We now have a pope who was personally active on various social media platforms before his election. His familiarity with technology informs his teaching.

Before being elected the 267th pope of the Catholic Church, Cardinal Robert Francis Prevost had a personal X (formerly Twitter) account. He thus became the first pontiff in history to have been personally active on social media.

Since his election, he has spoken about social media several times, highlighting the opportunities and risks of the digital revolution.

His predecessor, Pope Francis, often admitted that he wasn’t up to date with social media and modern means of communication. Pope Leo XIV, on the other hand, is familiar with the internet and cell phones.

“I wrote to him to wish him a happy birthday, and he replied to my WhatsApp message within a minute,” one of his close friends told us on September 14, the day the Holy Father turned 70 years old.

In his biography of Leo XIV (published by Loyola Press), Vatican expert Christopher White recounts a similar anecdote.
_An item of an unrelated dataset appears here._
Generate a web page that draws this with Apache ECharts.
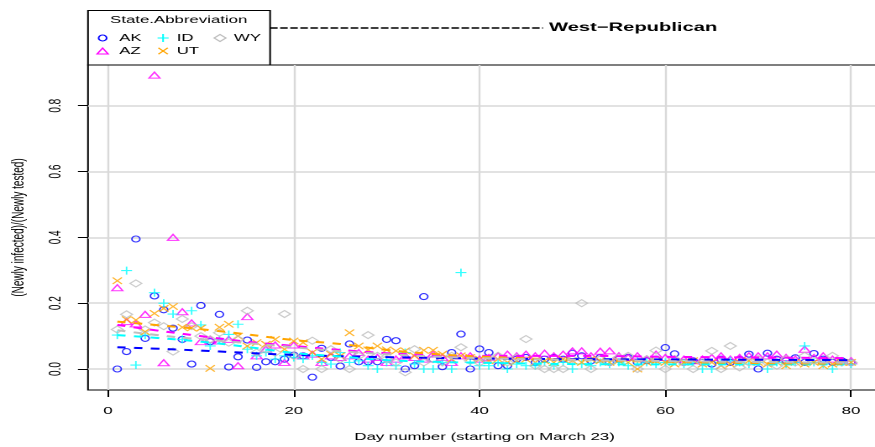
<!DOCTYPE html>
<html>
<head>
<meta charset="utf-8">
<script src="https://cdn.jsdelivr.net/npm/echarts@6/dist/echarts.min.js"></script>
<style>
  html, body { margin: 0; padding: 0; background: #fff; overflow: hidden; width: 875px; height: 447px; }
  /* The plot is laid out on a narrow canvas and widened, giving the wide, flat glyphs of the original device */
  #chart { width: 521px; height: 447px; transform: scaleX(1.6795); transform-origin: 0 0; }
</style>
</head>
<body>
<div id="chart"></div>
<script>
// Day index (starting on March 23)
const days = [1,2,3,4,5,6,7,8,9,10,11,12,13,14,15,16,17,18,19,20,
  21,22,23,24,25,26,27,28,29,30,31,32,33,34,35,36,37,38,39,40,
  41,42,43,44,45,46,47,48,49,50,51,52,53,54,55,56,57,58,59,60,
  61,62,63,64,65,66,67,68,69,70,71,72,73,74,75,76,77,78,79,80];

// (Newly infected)/(Newly tested) per state
const AK = [0.0,0.053,0.395,0.093,0.222,0.18,0.124,0.09,0.015,0.193,
  0.083,0.166,0.006,0.037,0.088,0.005,0.022,0.022,0.03,0.042,
  0.04,-0.025,0.063,0.035,0.009,0.076,0.022,0.022,0.022,0.09,
  0.086,0.0,0.01,0.22,0.03,0.007,0.05,0.106,0.0,0.061,
  0.05,0.01,0.01,0.03,0.035,0.02,0.03,0.035,0.03,0.048,
  0.04,0.025,0.035,0.02,0.03,0.035,0.02,0.025,0.03,0.065,
  0.046,0.02,0.025,0.02,0.015,0.03,0.02,0.03,0.045,0.0,
  0.048,0.03,0.025,0.034,0.02,0.047,0.03,0.02,0.025,0.02];
const AZ = [0.247,0.144,0.137,0.166,0.893,0.019,0.40,0.174,0.14,0.083,
  0.09,0.085,0.09,0.01,0.159,0.04,0.06,0.073,0.02,0.073,
  0.04,0.045,0.02,0.04,0.035,0.04,0.05,0.03,0.035,0.02,
  0.03,0.04,0.035,0.03,0.045,0.035,0.02,0.04,0.04,0.03,
  0.035,0.04,0.045,0.04,0.045,0.04,0.048,0.04,0.045,0.055,
  0.055,0.04,0.054,0.055,0.04,0.035,0.04,0.03,0.045,0.035,
  0.03,0.03,0.025,0.03,0.035,0.04,0.03,0.035,0.04,0.04,
  0.04,0.045,0.035,0.03,0.06,0.035,0.04,0.03,0.025,0.025];
const ID = [0.103,0.299,0.012,0.103,0.232,0.20,0.167,0.09,0.177,0.134,
  0.07,0.09,0.105,0.136,0.06,0.04,0.05,0.03,0.04,0.035,
  0.03,0.04,0.02,0.015,0.05,0.02,0.025,0.01,0.0,0.02,
  0.01,0.05,0.015,0.0,0.0,0.02,0.0,0.293,0.02,0.01,
  0.01,0.02,0.0,0.015,0.01,0.01,0.02,0.01,0.02,0.0,
  0.015,0.01,0.02,0.015,0.02,0.01,0.025,0.02,0.015,0.02,
  0.025,0.015,0.02,0.0,0.0,0.02,0.025,0.02,0.015,0.02,
  0.0,0.02,0.015,0.02,0.07,0.02,0.015,0.0,0.02,0.015];
const UT = [0.268,0.15,0.149,0.113,0.169,0.184,0.19,0.127,0.125,0.124,
  0.002,0.127,0.136,0.1,0.07,0.08,0.075,0.09,0.06,0.085,
  0.08,0.05,0.03,0.045,0.04,0.11,0.07,0.058,0.07,0.058,
  0.055,0.055,0.04,0.057,0.057,0.045,0.03,0.04,0.035,0.03,
  0.025,0.03,0.02,0.025,0.03,0.02,0.025,0.02,0.03,0.025,
  0.02,0.03,0.025,0.02,0.025,0.02,0.0,0.02,0.025,0.02,
  0.015,0.02,0.025,0.015,0.02,0.01,0.015,0.02,0.025,0.02,
  0.015,0.02,0.01,0.02,0.015,0.02,0.01,0.015,0.02,0.02];
const WY = [0.12,0.166,0.26,0.12,0.141,0.13,0.053,0.152,0.13,0.1,
  0.09,0.11,0.08,0.09,0.177,0.05,0.06,0.05,0.167,0.04,
  0.0,0.086,0.0,0.06,0.03,0.0,0.04,0.103,0.04,0.03,
  0.02,-0.01,0.06,0.02,0.03,0.02,0.04,0.066,0.025,0.02,
  0.03,0.04,0.02,0.035,0.091,0.01,0.0,0.0,0.0,0.03,
  0.2,0.0,0.03,0.02,0.035,0.04,0.0,0.03,0.056,0.0,
  0.03,0.02,0.0,0.02,0.055,0.0,0.07,0.005,0.02,0.03,
  0.02,0.01,0.03,0.02,0.04,0.025,0.02,0.04,0.02,0.02];

// Smoothed trend per state (dashed curves)
const trendDays = [1,5,10,15,20,25,30,35,40,50,60,70,80];
const trendAK = [0.066,0.062,0.056,0.049,0.043,0.039,0.036,0.034,0.032,0.030,0.029,0.028,0.027];
const trendAZ = [0.134,0.118,0.100,0.083,0.070,0.058,0.048,0.042,0.040,0.040,0.037,0.035,0.033];
const trendID = [0.103,0.095,0.083,0.067,0.049,0.038,0.027,0.022,0.019,0.015,0.014,0.014,0.014];
const trendUT = [0.144,0.134,0.121,0.105,0.088,0.076,0.058,0.046,0.038,0.028,0.022,0.018,0.016];
const trendWY = [0.118,0.104,0.090,0.079,0.066,0.054,0.045,0.038,0.033,0.028,0.024,0.021,0.019];

// Axis ticks
const xTicks = [0, 20, 40, 60, 80];
const yTicks = [0, 0.2, 0.4, 0.6, 0.8];

const FONT = "'Liberation Sans', Arial, Helvetica, sans-serif";
const PLUS = 'path://M0,5L10,5M5,0L5,10';
const CROSS = 'path://M0,0L10,10M10,0L0,10';

const states = [
  { name: 'AK', values: AK, trend: trendAK, color: '#0000FF', symbol: 'circle',   size: [4.8, 6] },
  { name: 'AZ', values: AZ, trend: trendAZ, color: '#FF00FF', symbol: 'triangle', size: [6.5, 6] },
  { name: 'ID', values: ID, trend: trendID, color: '#00FFFF', symbol: PLUS,       size: [6.5, 8] },
  { name: 'UT', values: UT, trend: trendUT, color: '#FFA500', symbol: CROSS,      size: [5.5, 6.5] },
  { name: 'WY', values: WY, trend: trendWY, color: '#BEBEBE', symbol: 'diamond',  size: [7, 7] }
];

const series = [];
states.forEach(s => {
  series.push({
    name: s.name, type: 'scatter', z: 2,
    symbol: s.symbol, symbolSize: s.size,
    itemStyle: { color: 'rgba(0,0,0,0)', borderColor: s.color, borderWidth: 1 },
    emphasis: { disabled: true },
    data: days.map((d, i) => [d, s.values[i]])
  });
});
states.forEach(s => {
  series.push({
    name: s.name + ' trend', type: 'line', z: 3,
    smooth: true, showSymbol: false, symbol: 'none',
    lineStyle: { color: s.color, width: 2, type: [5, 5] },
    emphasis: { disabled: true },
    data: trendDays.map((d, i) => [d, s.trend[i]])
  });
});

// Legend block drawn in the top-left corner
const lg = { x: 52.4, y: 10.5, w: 108.4, h: 54.5 };
const r1 = 38, r2 = 51, c1 = 61.1, c2 = 97.1, c3 = 131.0;
const legendText = (x, y, t) => ({ type: 'text', x: x, y: y, z: 11,
  style: { text: t, fill: '#000', font: '10px ' + FONT, textVerticalAlign: 'middle' } });
const graphic = [
  { type: 'rect', z: 10, shape: { x: lg.x, y: lg.y, width: lg.w, height: lg.h },
    style: { fill: '#fff', stroke: '#000', lineWidth: 1 } },
  { type: 'text', x: 106.4, y: 20, z: 11,
    style: { text: 'State.Abbreviation', fill: '#000', font: '10px ' + FONT,
             textAlign: 'center', textVerticalAlign: 'middle' } },
  { type: 'ellipse', z: 11, shape: { cx: c1, cy: r1, rx: 2.4, ry: 3 },
    style: { fill: 'none', stroke: '#0000FF', lineWidth: 1 } },
  legendText(71.0, r1, 'AK'),
  { type: 'line', z: 11, shape: { x1: c2 - 3.3, y1: r1, x2: c2 + 3.3, y2: r1 }, style: { stroke: '#00FFFF', lineWidth: 1 } },
  { type: 'line', z: 11, shape: { x1: c2, y1: r1 - 4, x2: c2, y2: r1 + 4 }, style: { stroke: '#00FFFF', lineWidth: 1 } },
  legendText(105.2, r1, 'ID'),
  { type: 'polygon', z: 11, shape: { points: [[c3 - 3.5, r1], [c3, r1 - 3.5], [c3 + 3.5, r1], [c3, r1 + 3.5]] },
    style: { fill: 'none', stroke: '#BEBEBE', lineWidth: 1 } },
  legendText(139.3, r1, 'WY'),
  { type: 'polygon', z: 11, shape: { points: [[c1 - 3.3, r2 + 3], [c1, r2 - 3], [c1 + 3.3, r2 + 3]] },
    style: { fill: 'none', stroke: '#FF00FF', lineWidth: 1 } },
  legendText(71.0, r2, 'AZ'),
  { type: 'line', z: 11, shape: { x1: c2 - 2.8, y1: r2 - 3.2, x2: c2 + 2.8, y2: r2 + 3.2 }, style: { stroke: '#FFA500', lineWidth: 1 } },
  { type: 'line', z: 11, shape: { x1: c2 + 2.8, y1: r2 - 3.2, x2: c2 - 2.8, y2: r2 + 3.2 }, style: { stroke: '#FFA500', lineWidth: 1 } },
  legendText(105.2, r2, 'UT'),
  // panel heading
  { type: 'line', z: 5, shape: { x1: 160.8, y1: 28, x2: 323.3, y2: 28 },
    style: { stroke: '#000', lineWidth: 1.5, lineDash: [4.5, 1.5] } },
  { type: 'text', x: 326.9, y: 27.5, z: 5,
    style: { text: 'West\u2212Republican', fill: '#000', font: 'bold 12px ' + FONT, textVerticalAlign: 'middle' } }
];

const chart = echarts.init(document.getElementById('chart'), null, { renderer: 'canvas', devicePixelRatio: 2 });
chart.setOption({
  animation: false,
  backgroundColor: '#fff',
  grid: { left: 52.4, top: 65, width: 472.2, height: 325, outerBoundsMode: 'none', containLabel: false,
          show: true, borderColor: '#000', borderWidth: 1, backgroundColor: 'transparent' },
  xAxis: {
    type: 'value', min: -2.153, max: 83.23,
    name: 'Day number (starting on March 23)', nameLocation: 'middle', nameGap: 42,
    nameTextStyle: { color: '#000', fontSize: 10, fontFamily: FONT },
    axisLine: { show: false, onZero: false },
    axisTick: { show: true, customValues: xTicks, length: 7, lineStyle: { color: '#000', width: 1 } },
    axisLabel: { customValues: xTicks, color: '#000', fontSize: 10, fontFamily: FONT, margin: 16 },
    splitLine: { show: true, lineStyle: { color: '#D9D9D9', width: 1.2 } }
  },
  yAxis: {
    type: 'value', min: -0.0638, max: 0.9237,
    name: '(Newly infected)/(Newly tested)', nameLocation: 'middle', nameGap: 36,
    nameTextStyle: { color: '#000', fontSize: 10, fontFamily: FONT },
    axisLine: { show: false, onZero: false },
    axisTick: { show: true, customValues: yTicks, length: 6, lineStyle: { color: '#000', width: 1 } },
    axisLabel: { customValues: yTicks, rotate: 90, color: '#000', fontSize: 10, fontFamily: FONT, margin: 14,
                 formatter: v => v.toFixed(1) },
    splitLine: { show: true, lineStyle: { color: '#D9D9D9', width: 1.5 } }
  },
  graphic: graphic,
  series: series
});
</script>
</body>
</html>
At the time of the Habemus Papam, Father Joseph Farrell, an Augustinian priest close to Robert Prevost, was inundated with requests for interviews. When asked by a journalist about the pontiff’s favorite baseball team — Cubs or White Sox? — he sent the pontiff a message, just to make sure. And the answer came shortly after: “A one-word text from the new pope: Sox.”

A change of era

Far from being merely anecdotal, these stories of “papal chats” illustrate a change of era. For American journalist Elise Ann Allen, who conducted the first interview of the pontificate, Pope Leo XIV is “the pope for the 21st century.”

“He understands modern culture because he lives and interacts with the same means of communication. He’s the first pope who, before his election, had active accounts on social media and used them himself,” she told Aleteia, citing Twitter, Messenger, and Facebook.

Pope Leo XIV, she adds, isn’t only connected online but also “connected to the realities of what’s happening today.” According to the Vatican expert, the pontiff is “the missionary we need today for the digital age.”

He “understands the importance for the Church to have a voice in this discussion” and to defend the dignity of people in the context of technological development. When he speaks on this subject, his words “resonate” because he has “experience” in this area, she suggests.

A pope of the digital revolution

The ongoing “digital revolution” is one of the reasons that led Robert Francis Prevost to choose the name Pope Leo XIV, following in the footsteps of Pope Leo XIII, father of the Church’s social doctrine and “pope of the working class.”

On the evening of the election, the director of the Holy See Press Office, Matteo Bruni, said that Leo XIV chose his name thinking of workers “in the age of artificial intelligence.”

Cardinal Ladislav Nemet, Archbishop of Belgrade, who was seated next to the pontiff at the dinner following his election, also reported this explanation: “He said […] that we are in the midst of a new revolution. In the time of Leo XIII, it was the industrial revolution; now we are in the midst of the digital revolution.”

“Today, as in the time of Leo XIII, there is the problem of employment — because computerization leads to a reduction in the workforce,” the Serbian cardinal pointed out.

Leo XIV’s reservations about artificial intelligence

In his interview with Allen, Leo XIV expresses his opposition to certain uses of artificial intelligence. He reveals that he received a proposal to create an artificial “pope” that would allow anyone to have an online audience and get answers to their questions.

“And I said, ‘I’m not going to authorize that.’ If there’s anybody who should not be represented by an avatar, I would say the pope is high on the list,” he said.

The Successor of Peter also recounts that one of his interlocutors had recently expressed concern about his health. “I said, ‘yeah, I’m fine, why?’ ‘Well, you fell down a flight of stairs.’ I said, ‘no I didn’t,’ but there was a video somewhere where they had created this artificial pope, me, falling down a flight of stairs as I was walking somewhere, and it apparently was so good that they thought it was me.”

Last Saturday, Leo XIV asked theologians to share their thoughts on the “complex world of artificial intelligence,” reminding them that human dignity is “irreconcilable with a digital android.”

Algorithms versus sincere relationships

Meeting nearly a million young people on August 2 during the Youth Jubilee in Tor Vergata, the Pope saw “an extraordinary opportunity” in the development of the internet and social media. But he warned Generation Z against the “commercialism and interests” that could lie behind these tools and ultimately reduce human beings to “commodities.”

“Today there are algorithms that tell us what we should watch, what we should think, and who our friends should be,” said the head of the Catholic Church. “Only genuine relationships and stable connections can build good lives.”